Il nodo centrale della questione non risiede unicamente nell’assenza di una qualifica professionale dei conduttori del podcast, ma soprattutto nel fatto che la conversazione ha permesso una rilettura distorta e apologetica della figura di Totò Riina, privando il racconto delle sue azioni criminali e delle sentenze definitive che le hanno sancite.
Questo silenzio assordante, questa omissione deliberata, costituisce una lesione nei confronti delle vittime, delle loro famiglie e, più in generale, di chi quotidianamente si dedica al giornalismo d’inchiesta, spesso a costo di enormi sacrifici personali e professionali.
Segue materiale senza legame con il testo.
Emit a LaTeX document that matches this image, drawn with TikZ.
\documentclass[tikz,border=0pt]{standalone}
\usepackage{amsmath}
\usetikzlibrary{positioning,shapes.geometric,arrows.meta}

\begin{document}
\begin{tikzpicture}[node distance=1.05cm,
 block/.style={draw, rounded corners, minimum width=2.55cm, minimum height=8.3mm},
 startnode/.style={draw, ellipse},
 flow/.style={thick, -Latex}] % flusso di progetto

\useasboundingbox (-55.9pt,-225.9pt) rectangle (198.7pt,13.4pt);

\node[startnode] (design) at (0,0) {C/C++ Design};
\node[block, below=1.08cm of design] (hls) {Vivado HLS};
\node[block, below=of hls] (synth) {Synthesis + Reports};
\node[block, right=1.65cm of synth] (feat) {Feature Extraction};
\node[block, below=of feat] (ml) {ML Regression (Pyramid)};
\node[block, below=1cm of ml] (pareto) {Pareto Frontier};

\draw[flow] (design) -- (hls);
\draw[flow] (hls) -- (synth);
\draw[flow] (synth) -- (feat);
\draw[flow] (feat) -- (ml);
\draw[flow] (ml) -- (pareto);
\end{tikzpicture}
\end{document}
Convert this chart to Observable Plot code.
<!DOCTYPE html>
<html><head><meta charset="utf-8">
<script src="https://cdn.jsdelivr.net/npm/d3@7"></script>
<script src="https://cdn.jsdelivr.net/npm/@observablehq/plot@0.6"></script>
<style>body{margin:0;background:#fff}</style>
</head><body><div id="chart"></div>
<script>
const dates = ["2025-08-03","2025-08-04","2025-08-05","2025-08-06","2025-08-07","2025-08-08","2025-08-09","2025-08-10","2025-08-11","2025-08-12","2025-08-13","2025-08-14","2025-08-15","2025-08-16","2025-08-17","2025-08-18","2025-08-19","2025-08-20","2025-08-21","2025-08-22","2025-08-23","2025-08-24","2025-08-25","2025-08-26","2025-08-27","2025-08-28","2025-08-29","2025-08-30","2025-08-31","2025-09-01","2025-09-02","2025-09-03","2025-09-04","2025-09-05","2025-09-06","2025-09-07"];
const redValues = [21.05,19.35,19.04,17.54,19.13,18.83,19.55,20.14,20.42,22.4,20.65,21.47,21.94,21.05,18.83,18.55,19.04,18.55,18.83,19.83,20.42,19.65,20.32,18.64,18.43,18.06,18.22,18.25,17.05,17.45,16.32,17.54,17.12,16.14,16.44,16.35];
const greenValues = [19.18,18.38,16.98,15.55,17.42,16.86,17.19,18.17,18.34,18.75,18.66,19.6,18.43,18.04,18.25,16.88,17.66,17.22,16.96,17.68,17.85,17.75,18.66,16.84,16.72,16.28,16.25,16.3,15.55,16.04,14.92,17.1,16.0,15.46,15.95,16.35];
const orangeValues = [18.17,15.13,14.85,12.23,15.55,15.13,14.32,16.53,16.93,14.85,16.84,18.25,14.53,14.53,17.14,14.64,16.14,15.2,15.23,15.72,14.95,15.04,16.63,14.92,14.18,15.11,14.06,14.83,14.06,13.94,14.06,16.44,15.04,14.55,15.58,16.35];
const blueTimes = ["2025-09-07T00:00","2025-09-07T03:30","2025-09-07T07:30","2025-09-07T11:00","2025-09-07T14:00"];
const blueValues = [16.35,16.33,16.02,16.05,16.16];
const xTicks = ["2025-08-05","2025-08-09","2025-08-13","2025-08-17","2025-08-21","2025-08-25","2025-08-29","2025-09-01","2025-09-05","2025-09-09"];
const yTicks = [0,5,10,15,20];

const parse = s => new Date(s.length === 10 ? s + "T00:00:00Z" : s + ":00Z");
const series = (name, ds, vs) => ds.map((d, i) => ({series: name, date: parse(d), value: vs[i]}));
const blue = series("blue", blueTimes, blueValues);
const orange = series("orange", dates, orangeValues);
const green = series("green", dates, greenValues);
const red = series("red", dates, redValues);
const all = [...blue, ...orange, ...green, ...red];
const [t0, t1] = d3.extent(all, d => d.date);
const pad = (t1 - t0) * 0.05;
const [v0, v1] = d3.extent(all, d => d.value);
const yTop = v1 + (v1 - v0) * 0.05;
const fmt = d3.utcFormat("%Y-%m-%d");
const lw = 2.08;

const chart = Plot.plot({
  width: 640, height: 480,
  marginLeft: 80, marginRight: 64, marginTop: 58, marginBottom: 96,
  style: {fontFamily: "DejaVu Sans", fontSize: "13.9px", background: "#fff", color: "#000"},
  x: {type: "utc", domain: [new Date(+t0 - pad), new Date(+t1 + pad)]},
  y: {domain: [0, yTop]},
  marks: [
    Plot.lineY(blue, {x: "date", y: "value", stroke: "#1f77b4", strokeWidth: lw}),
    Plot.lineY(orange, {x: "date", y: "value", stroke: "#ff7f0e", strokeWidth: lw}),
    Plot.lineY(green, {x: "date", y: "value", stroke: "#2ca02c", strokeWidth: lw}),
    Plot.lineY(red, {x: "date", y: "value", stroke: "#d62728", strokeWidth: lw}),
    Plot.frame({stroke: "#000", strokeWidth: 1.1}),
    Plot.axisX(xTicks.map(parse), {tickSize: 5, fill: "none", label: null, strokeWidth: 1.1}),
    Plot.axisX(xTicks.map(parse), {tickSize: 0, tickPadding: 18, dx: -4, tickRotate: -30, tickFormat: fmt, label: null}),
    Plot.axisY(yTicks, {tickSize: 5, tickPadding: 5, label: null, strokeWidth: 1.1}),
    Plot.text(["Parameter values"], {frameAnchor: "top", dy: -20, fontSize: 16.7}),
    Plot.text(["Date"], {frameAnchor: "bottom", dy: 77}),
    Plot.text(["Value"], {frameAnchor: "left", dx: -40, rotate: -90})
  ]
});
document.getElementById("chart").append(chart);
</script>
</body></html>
La categoria giornalistica si trova a dover difendere non solo la propria reputazione, ma anche la stessa possibilità di raccontare la verità in un contesto sempre più contaminato da logiche di spettacolo e ricerca di audience a tutti i costi.
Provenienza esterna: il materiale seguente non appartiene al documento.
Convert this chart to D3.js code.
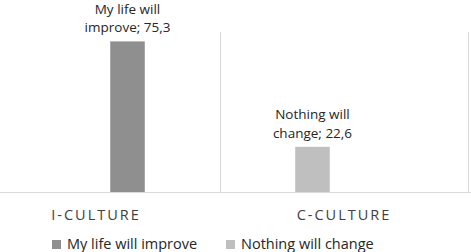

L’intervento della Presidente della Commissione Antimafia, Chiara Colosimo, ha sottolineato la disperata ricerca di visibilità che anima chi, come il figlio di Riina, cerca di riscrivere una storia che dovrebbe essere cancellata.
La sua presa di posizione, netta e incisiva, ribadisce che nessuna narrazione, per quanto elaborata, potrà mai trasformare i boss mafiosi in figure meritevoli di ammirazione.
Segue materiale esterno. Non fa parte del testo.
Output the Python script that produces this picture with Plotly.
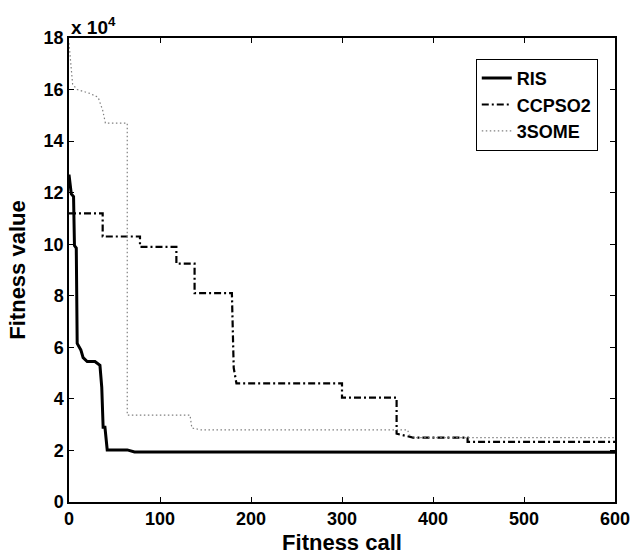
import plotly.graph_objects as go

# fitness values in units of 1e4
ris_x = [0, 1.5, 2.5, 5, 6, 8, 9, 13, 15.5, 20, 28.5, 34, 36, 37.5, 39.5, 42, 64, 72, 600]
ris_y = [12.7, 12.1, 11.95, 11.85, 9.95, 9.85, 6.15, 5.9, 5.6, 5.45, 5.45, 5.3, 4.45, 2.9, 2.9, 2.02, 2.02, 1.94, 1.93]

cc_x = [0, 37, 37, 78, 78, 118, 118, 138, 138, 179, 181, 184, 300, 300, 360, 360, 378, 438, 438, 600]
cc_y = [11.2, 11.2, 10.3, 10.3, 9.9, 9.9, 9.25, 9.25, 8.1, 8.1, 5.2, 4.6, 4.6, 4.05, 4.05, 2.65, 2.5, 2.5, 2.33, 2.33]

some_x = [0, 4, 9, 23, 32, 37, 40, 64, 64, 133, 135, 145, 372, 374, 380, 600]
some_y = [17.8, 16.2, 16.0, 15.85, 15.7, 15.2, 14.7, 14.7, 3.37, 3.37, 2.87, 2.8, 2.8, 2.6, 2.5, 2.5]

x_ticks = [0, 100, 200, 300, 400, 500, 600]
y_ticks = [0, 2, 4, 6, 8, 10, 12, 14, 16, 18]

FONT = "Liberation Sans, Arial, Helvetica, sans-serif"

fig = go.Figure()
fig.add_trace(go.Scatter(x=ris_x, y=ris_y, mode="lines", name="RIS",
                         line=dict(color="black", width=3)))
fig.add_trace(go.Scatter(x=cc_x, y=cc_y, mode="lines", name="CCPSO2",
                         line=dict(color="black", width=2.2, dash="7px,3px,2px,3px")))
fig.add_trace(go.Scatter(x=some_x, y=some_y, mode="lines", name="3SOME",
                         line=dict(color="#808080", width=1.2, dash="1.5px,2.5px")))

axis_common = dict(
    showline=True, linecolor="black", linewidth=1.5, mirror="ticks",
    ticks="inside", ticklen=5, tickwidth=1, tickcolor="black",
    showgrid=False, zeroline=False, automargin=False,
    tickfont=dict(family=FONT, size=18, color="black", weight="bold"),
)

fig.update_xaxes(range=[0, 600], tickvals=x_ticks, **axis_common,
                 title=dict(text="Fitness call", standoff=6,
                            font=dict(family=FONT, size=22, color="black", weight="bold")))
fig.update_yaxes(range=[0, 18], tickvals=y_ticks, **axis_common,
                 title=dict(text="Fitness value", standoff=12,
                            font=dict(family=FONT, size=22, color="black", weight="bold")))

fig.add_annotation(text="x 10<sup>4</sup>", xref="paper", yref="paper", x=0, y=1,
                   xanchor="left", yanchor="bottom", showarrow=False, yshift=-2,
                   font=dict(family=FONT, size=19, color="black", weight="bold"))

fig.update_layout(
    width=633, height=559,
    margin=dict(l=69, r=18, t=38, b=57),
    plot_bgcolor="white", paper_bgcolor="white",
    font=dict(family=FONT, color="black"),
    legend=dict(x=0.745, y=0.955, xanchor="left", yanchor="top",
                bordercolor="black", borderwidth=1, bgcolor="white",
                itemwidth=30, tracegroupgap=0,
                font=dict(family=FONT, size=18, color="black", weight="bold")),
)

# drop the browser's default 8px body margin so the figure fills the window
fig.write_html("out.html", config={"displayModeBar": False},
               post_script="document.body.style.margin='0';")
È un richiamo alla responsabilità collettiva nel contrasto alla cultura di mafia, un monito a non concedere spazi a chi cerca di riabilitare il passato.

Il Presidente della Regione Siciliana, Renato Schifani, ha definito le dichiarazioni “gravissime e offensive”, non solo verso la memoria di Giovanni Falcone e delle vittime di mafia, ma anche nei confronti di tutti i siciliani che si impegnano quotidianamente per la legalità.
La sua affermazione, lapidaria, “Falcone è stato ucciso perché era il simbolo della lotta alla mafia, punto”, rappresenta un faro nella nebbia della disinformazione e un richiamo all’incongruenza di qualsiasi tentativo di revisionismo storico.

L’Ordine dei Giornalisti di Sicilia ha prontamente annunciato un’azione formale per verificare la sussistenza del reato di esercizio abusivo della professione, sottolineando la necessità di tutelare la credibilità del giornalismo e la dignità di chi lo pratica.
La vicenda pone un problema più ampio: la fragilità dei confini tra informazione, intrattenimento e apologia del crimine nell’era digitale, e l’urgente necessità di un dibattito etico e giuridico che definisca nuovi standard di responsabilità per chi produce e diffonde contenuti online.

La memoria delle vittime, la verità storica e la salvaguardia del valore del giornalismo richiedono un impegno costante e vigile.